╭─ PROVIDED ENTRIES

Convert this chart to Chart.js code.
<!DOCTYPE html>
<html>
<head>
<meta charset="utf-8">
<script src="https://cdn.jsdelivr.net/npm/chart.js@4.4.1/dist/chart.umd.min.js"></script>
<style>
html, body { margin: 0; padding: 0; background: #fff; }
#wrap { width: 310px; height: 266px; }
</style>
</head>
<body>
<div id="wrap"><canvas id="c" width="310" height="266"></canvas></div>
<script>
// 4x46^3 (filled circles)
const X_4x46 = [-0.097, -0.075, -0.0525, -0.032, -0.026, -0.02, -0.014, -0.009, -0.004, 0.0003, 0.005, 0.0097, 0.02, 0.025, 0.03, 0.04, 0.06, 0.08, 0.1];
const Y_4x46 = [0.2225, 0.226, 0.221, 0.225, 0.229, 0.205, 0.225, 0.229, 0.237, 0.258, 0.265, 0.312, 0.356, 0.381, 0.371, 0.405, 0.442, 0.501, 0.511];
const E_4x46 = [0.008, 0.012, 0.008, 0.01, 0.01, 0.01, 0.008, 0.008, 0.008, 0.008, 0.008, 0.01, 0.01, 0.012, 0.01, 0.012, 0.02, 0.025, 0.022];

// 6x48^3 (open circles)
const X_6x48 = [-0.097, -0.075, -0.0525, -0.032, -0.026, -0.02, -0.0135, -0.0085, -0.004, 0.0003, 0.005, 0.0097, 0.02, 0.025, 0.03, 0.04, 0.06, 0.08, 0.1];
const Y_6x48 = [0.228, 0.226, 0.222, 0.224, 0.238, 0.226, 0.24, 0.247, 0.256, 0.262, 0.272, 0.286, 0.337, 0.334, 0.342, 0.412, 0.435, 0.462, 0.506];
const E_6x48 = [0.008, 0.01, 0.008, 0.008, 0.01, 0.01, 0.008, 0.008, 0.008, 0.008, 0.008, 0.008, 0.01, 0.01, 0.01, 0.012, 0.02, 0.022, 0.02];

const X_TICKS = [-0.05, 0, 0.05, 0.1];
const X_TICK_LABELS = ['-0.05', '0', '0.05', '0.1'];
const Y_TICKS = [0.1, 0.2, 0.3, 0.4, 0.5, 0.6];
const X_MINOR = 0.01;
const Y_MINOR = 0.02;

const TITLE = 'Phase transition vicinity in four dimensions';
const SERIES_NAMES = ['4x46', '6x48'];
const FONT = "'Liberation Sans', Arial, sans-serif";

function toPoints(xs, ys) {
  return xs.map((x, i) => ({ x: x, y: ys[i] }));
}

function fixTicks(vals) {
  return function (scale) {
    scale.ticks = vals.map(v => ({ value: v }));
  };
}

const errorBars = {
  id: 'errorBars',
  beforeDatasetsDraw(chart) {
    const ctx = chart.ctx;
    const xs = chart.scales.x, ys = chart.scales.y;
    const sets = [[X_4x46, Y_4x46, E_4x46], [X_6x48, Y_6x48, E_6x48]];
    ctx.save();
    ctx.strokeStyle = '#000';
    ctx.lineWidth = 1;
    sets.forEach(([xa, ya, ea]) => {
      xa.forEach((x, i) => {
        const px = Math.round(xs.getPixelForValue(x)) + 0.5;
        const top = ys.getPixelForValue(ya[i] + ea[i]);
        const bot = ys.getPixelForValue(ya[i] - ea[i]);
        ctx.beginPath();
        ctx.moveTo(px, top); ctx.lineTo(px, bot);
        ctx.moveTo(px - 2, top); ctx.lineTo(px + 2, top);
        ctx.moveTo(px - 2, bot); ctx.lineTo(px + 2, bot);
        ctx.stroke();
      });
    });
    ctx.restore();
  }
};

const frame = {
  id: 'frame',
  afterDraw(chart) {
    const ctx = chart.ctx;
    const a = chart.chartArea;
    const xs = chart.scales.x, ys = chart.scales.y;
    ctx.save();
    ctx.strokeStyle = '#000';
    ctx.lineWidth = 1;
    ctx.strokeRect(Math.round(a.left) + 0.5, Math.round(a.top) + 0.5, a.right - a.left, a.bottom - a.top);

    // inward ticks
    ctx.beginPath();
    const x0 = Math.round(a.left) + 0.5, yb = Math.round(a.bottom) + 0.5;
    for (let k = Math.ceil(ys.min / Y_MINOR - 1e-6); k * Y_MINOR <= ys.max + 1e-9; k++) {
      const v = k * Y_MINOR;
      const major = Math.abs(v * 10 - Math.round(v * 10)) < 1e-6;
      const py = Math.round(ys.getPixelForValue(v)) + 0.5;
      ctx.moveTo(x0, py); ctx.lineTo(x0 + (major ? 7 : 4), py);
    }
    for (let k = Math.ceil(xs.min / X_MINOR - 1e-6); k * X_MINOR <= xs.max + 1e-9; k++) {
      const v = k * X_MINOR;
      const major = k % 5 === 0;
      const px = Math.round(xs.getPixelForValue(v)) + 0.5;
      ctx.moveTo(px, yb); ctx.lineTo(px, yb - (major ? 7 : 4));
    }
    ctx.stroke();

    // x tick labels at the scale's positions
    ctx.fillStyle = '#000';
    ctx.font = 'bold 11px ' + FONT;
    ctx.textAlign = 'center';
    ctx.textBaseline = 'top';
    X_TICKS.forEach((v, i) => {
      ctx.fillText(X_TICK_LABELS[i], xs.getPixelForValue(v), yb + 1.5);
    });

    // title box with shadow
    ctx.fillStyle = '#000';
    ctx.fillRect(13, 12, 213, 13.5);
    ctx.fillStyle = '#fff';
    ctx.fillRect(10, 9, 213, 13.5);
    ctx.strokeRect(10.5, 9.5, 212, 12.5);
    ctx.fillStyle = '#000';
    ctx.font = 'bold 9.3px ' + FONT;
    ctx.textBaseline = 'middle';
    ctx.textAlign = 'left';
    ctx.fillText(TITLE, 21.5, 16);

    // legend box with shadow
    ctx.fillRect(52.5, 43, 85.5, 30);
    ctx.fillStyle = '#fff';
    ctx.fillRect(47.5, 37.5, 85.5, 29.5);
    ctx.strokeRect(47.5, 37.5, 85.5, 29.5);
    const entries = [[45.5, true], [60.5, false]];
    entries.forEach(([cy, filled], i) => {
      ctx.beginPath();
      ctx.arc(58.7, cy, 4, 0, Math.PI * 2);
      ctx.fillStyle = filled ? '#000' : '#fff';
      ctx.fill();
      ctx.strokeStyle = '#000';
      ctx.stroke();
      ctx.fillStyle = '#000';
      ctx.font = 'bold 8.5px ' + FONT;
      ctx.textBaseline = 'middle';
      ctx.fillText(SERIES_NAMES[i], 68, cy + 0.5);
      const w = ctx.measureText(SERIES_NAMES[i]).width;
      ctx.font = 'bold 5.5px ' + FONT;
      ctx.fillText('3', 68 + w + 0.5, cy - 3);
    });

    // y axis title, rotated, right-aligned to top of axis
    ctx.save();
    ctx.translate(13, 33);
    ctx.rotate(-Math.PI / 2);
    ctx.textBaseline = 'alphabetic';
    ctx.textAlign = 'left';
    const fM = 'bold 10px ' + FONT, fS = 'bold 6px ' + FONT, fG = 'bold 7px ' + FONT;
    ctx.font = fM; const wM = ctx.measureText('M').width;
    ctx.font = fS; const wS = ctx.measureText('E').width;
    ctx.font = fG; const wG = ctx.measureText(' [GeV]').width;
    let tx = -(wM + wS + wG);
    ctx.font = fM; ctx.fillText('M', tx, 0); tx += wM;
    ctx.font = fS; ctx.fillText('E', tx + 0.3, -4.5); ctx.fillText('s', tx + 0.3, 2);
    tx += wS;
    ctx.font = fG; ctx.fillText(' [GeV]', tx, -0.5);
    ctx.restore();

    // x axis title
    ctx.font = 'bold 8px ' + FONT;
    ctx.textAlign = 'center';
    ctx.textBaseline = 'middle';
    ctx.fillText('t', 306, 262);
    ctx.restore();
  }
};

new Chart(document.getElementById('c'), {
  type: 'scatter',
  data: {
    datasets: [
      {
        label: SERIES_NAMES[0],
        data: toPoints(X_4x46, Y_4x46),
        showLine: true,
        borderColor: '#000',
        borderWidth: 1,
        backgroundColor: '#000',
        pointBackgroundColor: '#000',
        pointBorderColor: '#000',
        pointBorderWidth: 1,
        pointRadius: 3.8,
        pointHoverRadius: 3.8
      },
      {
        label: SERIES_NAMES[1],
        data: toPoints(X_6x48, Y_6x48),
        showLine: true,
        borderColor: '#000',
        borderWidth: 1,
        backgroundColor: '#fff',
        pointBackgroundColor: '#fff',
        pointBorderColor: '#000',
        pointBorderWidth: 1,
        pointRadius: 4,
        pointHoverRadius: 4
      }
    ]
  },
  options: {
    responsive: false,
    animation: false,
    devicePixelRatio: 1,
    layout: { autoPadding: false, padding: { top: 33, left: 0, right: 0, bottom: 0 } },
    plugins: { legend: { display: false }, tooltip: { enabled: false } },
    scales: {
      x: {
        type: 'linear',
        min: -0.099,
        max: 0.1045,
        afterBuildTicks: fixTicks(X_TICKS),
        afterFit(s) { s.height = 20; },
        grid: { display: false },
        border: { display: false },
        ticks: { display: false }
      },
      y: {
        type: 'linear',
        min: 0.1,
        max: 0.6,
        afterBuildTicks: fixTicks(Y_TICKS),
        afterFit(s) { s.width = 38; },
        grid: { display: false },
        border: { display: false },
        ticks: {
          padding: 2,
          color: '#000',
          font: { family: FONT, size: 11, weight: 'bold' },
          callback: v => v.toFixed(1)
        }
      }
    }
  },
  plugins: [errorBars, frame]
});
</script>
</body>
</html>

╰─
╭─ PROVIDED ENTRIES

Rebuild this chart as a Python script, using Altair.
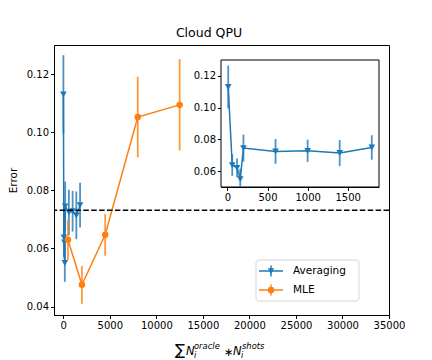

╰─

Give back, word for word, each line from the one containing "Convert this chart to Chart.js code." down to the one containing "0.02, 0.025, 0.022];", including those two lines.

Convert this chart to Chart.js code.
<!DOCTYPE html>
<html>
<head>
<meta charset="utf-8">
<script src="https://cdn.jsdelivr.net/npm/chart.js@4.4.1/dist/chart.umd.min.js"></script>
<style>
html, body { margin: 0; padding: 0; background: #fff; }
#wrap { width: 310px; height: 266px; }
</style>
</head>
<body>
<div id="wrap"><canvas id="c" width="310" height="266"></canvas></div>
<script>
// 4x46^3 (filled circles)
const X_4x46 = [-0.097, -0.075, -0.0525, -0.032, -0.026, -0.02, -0.014, -0.009, -0.004, 0.0003, 0.005, 0.0097, 0.02, 0.025, 0.03, 0.04, 0.06, 0.08, 0.1];
const Y_4x46 = [0.2225, 0.226, 0.221, 0.225, 0.229, 0.205, 0.225, 0.229, 0.237, 0.258, 0.265, 0.312, 0.356, 0.381, 0.371, 0.405, 0.442, 0.501, 0.511];
const E_4x46 = [0.008, 0.012, 0.008, 0.01, 0.01, 0.01, 0.008, 0.008, 0.008, 0.008, 0.008, 0.01, 0.01, 0.012, 0.01, 0.012, 0.02, 0.025, 0.022];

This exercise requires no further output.